1 Ansicht (letzte 30 Tage)
function RunlogisticOscilnumericalfisherfixedn0omega
omega=1;
N0=1;
k = 10;
A = 1;
p0 = 0.1;
tspan=(0:0.1:4);
[t,p] = ode45(@logisticOscilnumerical,tspan,p0,[],omega,k,N0);
P = @(T) interp1(t,p,T);
f = @(t) ( ( A.*( ( N0.* (sin(omega.*t)).^2 .*(1-(2.*P(t)./k))+(omega.*cos(omega.*t) ) ).^2 ) ./( (N0.^2).*((sin(omega.*t)).^4).*((P(t)-(P(t).^2./k)).^2 )) ) ) ;
v = ( (N0.^2).*((sin(omega.*t)).^4).*((P(t)-(P(t).^2./k)).^2 )); if v <= 1e-100
f = 0
else
f = I4
end
I1 = integral( f, 0.01,1,'ArrayValued',true)./1
I2 = integral( f, 0.01,2,'ArrayValued',true)./2
I3 = integral( f, 0.01,3,'ArrayValued',true)./3
I4 = integral( f, 0.01,4,'ArrayValued',true)./4
I=[I1,I2,I3,I4] ;
T=[1,2,3,4] ;
figure(2)
plot(T,I)
g = @(t) ( ( A.*( ( N0.* (sin(omega.*t)).^2 .*(1-(2.*P(t)./k))+(omega.*cos(omega.*t) ) ).^2 ) ./( (N0.^2).*((sin(omega.*t)).^4).*((P(t)-(P(t).^2./k)).^2 )) ) ) ;
figure(3)
plot(tspan,g(tspan))
1;
% function dpdt = logisticOscilnumerical(t,p,omega,k,N0)

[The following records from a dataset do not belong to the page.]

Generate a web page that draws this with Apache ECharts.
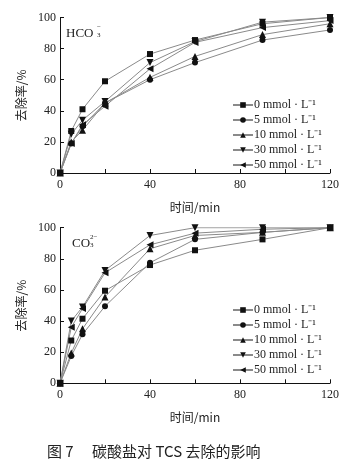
<!DOCTYPE html>
<html>
<head>
<meta charset="utf-8">
<script src="https://cdn.jsdelivr.net/npm/echarts@6/dist/echarts.min.js"></script>
<style>
  body { margin: 0; background: #fff; }
  #chart { width: 350px; height: 465px; }
</style>
</head>
<body>
<div id="chart"></div>
<script>
// 时间/min
var times = [0, 5, 10, 20, 40, 60, 90, 120];
var seriesNames = ["0 mmol · L⁻¹", "5 mmol · L⁻¹", "10 mmol · L⁻¹", "30 mmol · L⁻¹", "50 mmol · L⁻¹"];
var xTickLabels = [0, 40, 80, 120];

// HCO3- 去除率/%
var hco3_0 = [0, 27, 41, 59, 76.5, 85.5, 96, 100];
var hco3_5 = [0, 19, 30, 45, 60, 71, 85.5, 92];
var hco3_10 = [0, 20, 27.5, 45, 61.5, 75, 89, 96];
var hco3_30 = [0, 25, 34, 46, 71, 84.5, 97, 100];
var hco3_50 = [0, 19, 31, 43, 67, 84, 93.5, 98];

// CO3 2- 去除率/%
var co3_0 = [0, 27.5, 41.5, 59.5, 76, 85.5, 92.5, 100];
var co3_5 = [0, 17.5, 31.5, 49.5, 77.5, 92.5, 97, 100];
var co3_10 = [0, 19.5, 35, 55.5, 86.5, 95, 97, 100];
var co3_30 = [0, 40, 49, 72.5, 95, 100, 100, 100];
var co3_50 = [0, 36, 48, 71, 89, 96.5, 99, 100];

var symbols = ["rect", "circle", "triangle", "triangle", "triangle"];
var rotates = [0, 0, 0, 180, 90];
var symSizes = [6, 6, 7, 7, 7];

var serif = "Liberation Serif";
var cjk = "Noto Sans CJK SC";

function pair(arr) {
  return times.map(function (t, i) { return [t, arr[i]]; });
}

function makeSeries(list, idx) {
  return list.map(function (arr, i) {
    return {
      name: seriesNames[i],
      type: "line",
      xAxisIndex: idx,
      yAxisIndex: idx,
      data: pair(arr),
      symbol: symbols[i],
      symbolRotate: rotates[i],
      symbolSize: symSizes[i],
      lineStyle: { color: "#8a8a8a", width: 1 },
      itemStyle: { color: "#111" },
      animation: false
    };
  });
}

function xAxis(idx) {
  return {
    gridIndex: idx,
    type: "value",
    min: 0, max: 120, interval: 20,
    name: "时间/min",
    nameLocation: "middle",
    nameGap: 28,
    nameTextStyle: { fontFamily: cjk, fontSize: 12, color: "#222" },
    axisLine: { lineStyle: { color: "#111", width: 1 } },
    axisTick: { inside: true, length: 4, lineStyle: { color: "#111" } },
    axisLabel: {
      margin: 6, fontFamily: serif, fontSize: 12, color: "#222",
      formatter: function (v) { return xTickLabels.indexOf(v) >= 0 ? String(v) : ""; }
    },
    splitLine: { show: false }
  };
}

function yAxis(idx) {
  return {
    gridIndex: idx,
    type: "value",
    min: 0, max: 100, interval: 20,
    name: "去除率/%",
    nameLocation: "middle",
    nameGap: 33,
    nameRotate: 90,
    nameTextStyle: { fontFamily: cjk, fontSize: 12, color: "#222" },
    axisLine: { show: true, lineStyle: { color: "#111", width: 1 } },
    axisTick: { show: true, inside: true, length: 4, lineStyle: { color: "#111" } },
    axisLabel: { margin: 4, fontFamily: serif, fontSize: 12, color: "#222" },
    splitLine: { show: false }
  };
}

function legend(top) {
  return {
    left: 227, top: top,
    orient: "vertical",
    itemGap: 3,
    itemWidth: 20,
    itemHeight: 7,
    data: seriesNames,
    textStyle: { fontFamily: serif, fontSize: 12, color: "#222", padding: [0, 0, 0, -4] },
    selectedMode: false
  };
}

var chart = echarts.init(document.getElementById("chart"), null, { renderer: "canvas" });
chart.setOption({
  backgroundColor: "#fff",
  animation: false,
  grid: [
    { left: 60, right: 20, top: 17.5, height: 155.5 },
    { left: 60, right: 20, top: 227.7, height: 155.6 }
  ],
  xAxis: [xAxis(0), xAxis(1)],
  yAxis: [yAxis(0), yAxis(1)],
  legend: [legend(94), legend(299)],
  series: makeSeries([hco3_0, hco3_5, hco3_10, hco3_30, hco3_50], 0)
    .concat(makeSeries([co3_0, co3_5, co3_10, co3_30, co3_50], 1)),
  graphic: [
    { type: "text", left: 66, top: 27, style: { text: "HCO", font: "13px " + serif, fill: "#222" } },
    { type: "text", left: 97, top: 24, style: { text: "−", font: "7px " + serif, fill: "#222" } },
    { type: "text", left: 97, top: 32, style: { text: "3", font: "7px " + serif, fill: "#222" } },
    { type: "text", left: 72, top: 237, style: { text: "CO", font: "13px " + serif, fill: "#222" } },
    { type: "text", left: 90, top: 234, style: { text: "2−", font: "7px " + serif, fill: "#222" } },
    { type: "text", left: 90, top: 242, style: { text: "3", font: "7px " + serif, fill: "#222" } },
    { type: "text", left: 47, top: 444, style: { text: "图 7　 碳酸盐对 TCS 去除的影响", font: "15px '" + cjk + "'", fill: "#222" } }
  ]
});
</script>
</body>
</html>
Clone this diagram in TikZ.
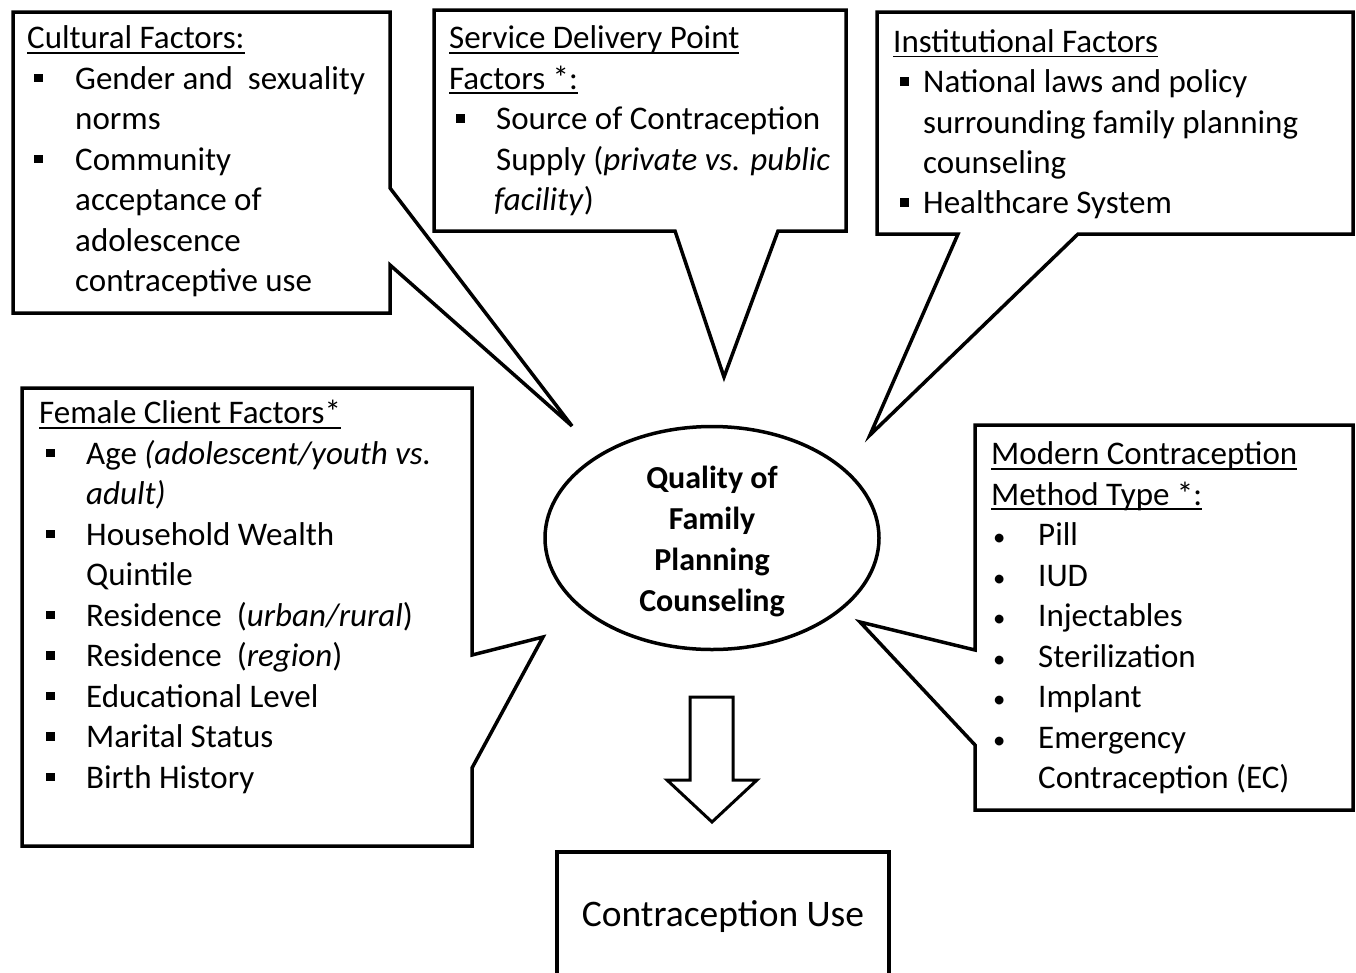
\documentclass[tikz,border=0pt]{standalone}
\usepackage{fontspec}
\setmainfont{Carlito}
\usetikzlibrary{positioning,shapes.geometric}

\newsavebox{\hdbox}
\newcommand{\sqbul}{\rule[7pt]{8.5pt}{8.5pt}}
\newcommand{\hd}[1]{\strut\sbox{\hdbox}{#1}\rlap{\rule[-5pt]{\wd\hdbox}{1.8pt}}\usebox{\hdbox}}
\newcommand{\itm}[2][48pt]{\strut\hspace*{7pt}\makebox[\dimexpr#1-7pt\relax][l]{\sqbul}#2}
\newcommand{\ritm}[2][47pt]{\strut\hspace*{2pt}\makebox[\dimexpr#1-2pt\relax][l]{\scalebox{0.75}{\textbullet}}#2}
\newcommand{\cnt}[2][48pt]{\strut\hspace*{#1}#2}

\tikzset{
  callout/.style={draw, line width=3.5pt, fill=white, line join=miter},
  factors/.style={anchor=north west, inner sep=0pt, align=left,
    font=\fontsize{33}{40.5}\selectfont},
  centre/.style={ellipse, draw, line width=3.5pt, minimum width=334pt,
    minimum height=223pt},
  outcome/.style={draw, line width=3.5pt, minimum width=332pt, minimum height=130pt,
    font=\fontsize{37.5}{45}\selectfont},
  blockarrow/.style={draw, line width=3pt, fill=white, line join=miter}
}

\begin{document}
\begin{tikzpicture}[x=1pt, y=-1pt]
  \useasboundingbox (0,0) rectangle (1356,972);

  \draw[callout] (13,12) -- (390,12) -- (390,188) -- (572,426) -- (390,265)
    -- (390,313) -- (13,313) -- cycle;
  \draw[callout] (434,10) -- (846,10) -- (846,231) -- (778,231) -- (724,377)
    -- (675,231) -- (434,231) -- cycle;
  \draw[callout] (877,12) -- (1353,12) -- (1353,234) -- (1078,234) -- (870,435)
    -- (958,234) -- (877,234) -- cycle;
  \draw[callout] (22,388) -- (472,388) -- (472,655) -- (543,637) -- (472,768)
    -- (472,846) -- (22,846) -- cycle;
  \draw[callout] (975,425) -- (1353,425) -- (1353,810) -- (975,810) -- (975,745)
    -- (860,622) -- (975,650) -- cycle;

  \node[factors] (cultural) at (27,20) {\hd{Cultural Factors:}\\
    \itm{Gender and\ \ sexuality}\\ \cnt{norms}\\ \itm{Community}\\
    \cnt{acceptance of}\\ \cnt{adolescence}\\ \cnt{contraceptive use}};

  \node[factors] (delivery) at (449,20) {\hd{Service\ Delivery\ Point}\\
    \hd{Factors *:}\\ \itm[47pt]{Source of Contraception}\\
    \cnt[47pt]{Supply (\textit{private vs. public}}\\ \cnt[45pt]{\textit{facility})}};

  \node[factors, font=\fontsize{33}{40.3}\selectfont] (institution) at (893,24)
    {\hd{Institutional Factors}\\ \itm[30pt]{National laws and policy}\\
    \cnt[30pt]{surrounding\ family planning}\\ \cnt[30pt]{counseling}\\
    \itm[30pt]{Healthcare System}};

  \node[factors] (client) at (39,395) {\hd{Female Client Factors*}\\
    \itm[47pt]{Age \textit{(adolescent/youth vs.}}\\ \cnt[47pt]{\textit{adult)}}\\
    \itm[47pt]{Household\ Wealth}\\ \cnt[47pt]{Quintile}\\
    \itm[47pt]{Residence\ \ (\textit{urban/rural})}\\ \itm[47pt]{Residence\ \ (\textit{region})}\\
    \itm[47pt]{Educational Level}\\ \itm[47pt]{Marital Status}\\ \itm[47pt]{Birth History}};

  \node[factors] (method) at (991,436) {\hd{Modern\ Contraception}\\
    \hd{Method Type *:}\\ \ritm{Pill}\\ \ritm{IUD}\\ \ritm{Injectables}\\
    \ritm{Sterilization}\\ \ritm{Implant}\\ \ritm{Emergency}\\
    \cnt[47pt]{Contraception (EC)}};

  \node[centre, fill=white] (quality) at (712,538) {};
  \node[align=center, font=\bfseries\fontsize{32}{41}\selectfont] (qtext)
    at ([yshift=-3pt]quality.center) {Quality of\\ Family\\ Planning\\ Counseling};

  \draw[blockarrow] (690,697) -- (733,697) -- (733,780) -- (757,780) -- (712,822)
    -- (667,780) -- (690,780) -- cycle;

  \node[outcome] (use) at (723,917) {Contraception Use};
\end{tikzpicture}
\end{document}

% dpdt = N0*sin(omega*t)*p*(1-p/k);
% end
Could anyone help me to avoid singularity at x = 3.14159 using if statement please??
  5 Kommentare
Avan Al-Saffar
Avan Al-Saffar am 28 Nov. 2014
Ok, I know that my problem is with the term(sin(omega*t) but what if I tried to use if statement to avoid integration at those specific values, What do you think? Or do you have another idea?
Regards
Avan
Torsten
Torsten am 28 Nov. 2014
The values of a function at a finite number of points do not influence the integral.
Changing the function in a neighborhood of the singularities will give you a finite value for the integrals, but this finite value will depend on the size of the neighborhood you chose.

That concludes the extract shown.